If you followed each twist of the story, you’ll acknowledge superb results on an initial investment of $900. Admittedly, to regard this as a “$900 home” is more than contrived. Such a characterization ignores the vital components creating value. These include the expenditure of countless hours, cautious use of leverage, fortuitous timing, enlightened negotiation, favorable interest rates, much-maligned inflation, application of a third of a century of knowledge and experience and a generous helping of just plain good luck. It is these and other ingredients which make real estate a lucrative enterprise. Ordinary securities investment can’t match it.

I’ll summarize with a couple of observations. The first concerns the various stock indices regularly quoted. The claim, for example, that the S&P 500 returned 9.9 percent annually over the three decade period from February 1987 through August 2017 may be technically accurate, but is intentionally misleading.

If you’re a typical unsophisticated investor in the hands of a financial planner who’s dumped you into the usual mutual or exchange traded funds, you’re paying perpetual fees to both the planner and the funds. In addition, the capital gains taxes you incur annually due to periodic rebalancing also reduce your return. However, as the indices don’t incur these expenses, you cannot match their performance … but don’t expect your advisor to ever mention this detail.
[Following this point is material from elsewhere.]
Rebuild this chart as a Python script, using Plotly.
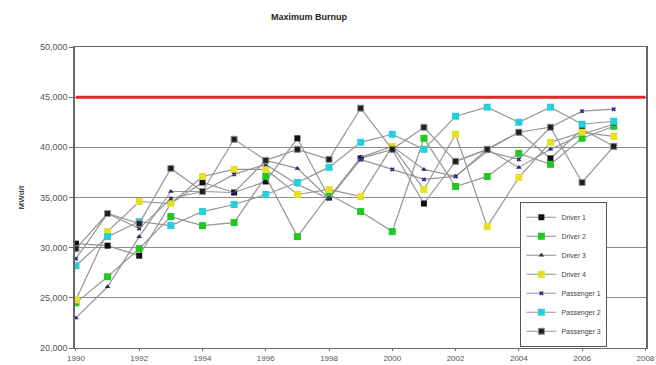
import plotly.graph_objects as go

# Fuel assembly burnup by year (MWd/t)
years = list(range(1990, 2008))

driver_1 = [30400, 30200, 29200, 34400, 36500, 35500, 36600, 40900, 35000, 38900,
            39800, 34400, 38600, 39800, 41500, 38900, 41800, 40100]
driver_2 = [24500, 27100, 29900, 33100, 32200, 32500, 37100, 31100, 35300, 33600,
            31600, 40900, 36100, 37100, 39400, 38300, 40900, 42100]
driver_3 = [23000, 26100, 31100, 35600, 35600, 35500, 38700, 37900, 34900, 39000,
            40100, 37800, 37100, 39800, 38000, 39800, 41300, 42300]
driver_4 = [24800, 31600, 34600, 34400, 37100, 37800, 37800, 35300, 35800, 35100,
            40100, 35800, 41300, 32100, 37000, 40500, 41500, 41100]
passenger_1 = [28900, 33400, 31900, 34900, 35600, 37300, 38300, 36300, 34900, 38800,
               37800, 36800, 37100, 39600, 38800, 42000, 43600, 43800]
passenger_2 = [28200, 31100, 32600, 32200, 33600, 34300, 35300, 36500, 38000, 40500,
               41300, 39800, 43100, 44000, 42500, 44000, 42300, 42600]
passenger_3 = [29900, 33400, 32400, 37900, 35600, 40800, 38700, 39800, 38800, 43900,
               39800, 42000, 38600, 39800, 41500, 42000, 36500, 40100]

burnup_limit = 45000

y_ticks = [20000, 25000, 30000, 35000, 40000, 45000, 50000]
y_tick_text = ["20,000", "25,000", "30,000", "35,000", "40,000", "45,000", "50,000"]
x_ticks = list(range(1990, 2009, 2))

series = [
    ("Driver 1", driver_1, dict(symbol="square", size=6, color="#101010")),
    ("Driver 2", driver_2, dict(symbol="square", size=7, color="#22c822")),
    ("Driver 3", driver_3, dict(symbol="triangle-up", size=5, color="#25257a")),
    ("Driver 4", driver_4, dict(symbol="square", size=7, color="#e6e025")),
    ("Passenger 1", passenger_1, dict(symbol="x", size=4, color="#2a2a80")),
    ("Passenger 2", passenger_2, dict(symbol="square", size=7, color="#25cfdc")),
    ("Passenger 3", passenger_3, dict(symbol="square", size=6, color="#202020",
                                       line=dict(color="#909090", width=1))),
]

fig = go.Figure()
for name, vals, marker in series:
    fig.add_trace(go.Scatter(
        x=years, y=vals, name=name, mode="lines+markers",
        line=dict(color="#959595", width=1.2),
        marker=marker,
    ))

# Burnup limit
fig.add_trace(go.Scatter(
    x=[1990, 2008], y=[burnup_limit, burnup_limit], mode="lines",
    line=dict(color="#e02828", width=3), showlegend=False, hoverinfo="skip",
))

fig.update_layout(
    width=656, height=365,
    margin=dict(l=75, r=10, t=47, b=17),
    paper_bgcolor="white", plot_bgcolor="white",
    font=dict(family="Arial, Liberation Sans, sans-serif", color="#333333"),
    title=dict(text="<b>Maximum Burnup</b>", x=0.471, xanchor="center",
               y=0.955, yanchor="middle", font=dict(size=9, color="#222222")),
    showlegend=True,
    legend=dict(x=0.78, xanchor="left", y=0.245, yanchor="middle",
                bgcolor="white", bordercolor="#555555", borderwidth=1,
                font=dict(size=7, color="#444444"), tracegroupgap=0,
                itemwidth=30),
)
fig.update_xaxes(
    range=[1989.97, 2008.02], tickvals=x_ticks, ticktext=[str(t) for t in x_ticks],
    showgrid=False, showline=True, linecolor="#666666", linewidth=1,
    mirror=True, ticks="outside", ticklen=2, tickcolor="#666666",
    tickfont=dict(size=8, color="#555555"), automargin=False,
    ticklabeloverflow="allow",
)
fig.update_yaxes(
    range=[20000, 50000], tickvals=y_ticks, ticktext=y_tick_text,
    showgrid=True, gridcolor="#8c8c8c", gridwidth=1,
    showline=True, linecolor="#666666", linewidth=1.5, mirror=True,
    ticks="outside", ticklen=4, tickcolor="#666666", zeroline=False,
    tickfont=dict(size=9, color="#555555"), automargin=False,
    title=dict(text="<b>MWd/t</b>", font=dict(size=8, color="#444444"), standoff=14),
)

fig.write_html("out.html")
A second advantage to home ownership over securities investment is availability of a mortgage loan. If a residence, purchased with a 20 percent down payment and an 80 percent mortgage loan, increases 3.7 percent per year, as Mr. Kaissar documents, then the 5 to 1 financing leverage translates – at least initially – to an 18.5 percent annual appreciation of your cash investment. This is not something fund investment offers.

A final consideration: From a purely psychological standpoint, home ownership carries with it a certain euphoric benefit. There‘s an intrinsic pleasure which comes with being King of the Castle. Somehow the status of lessee falls far short.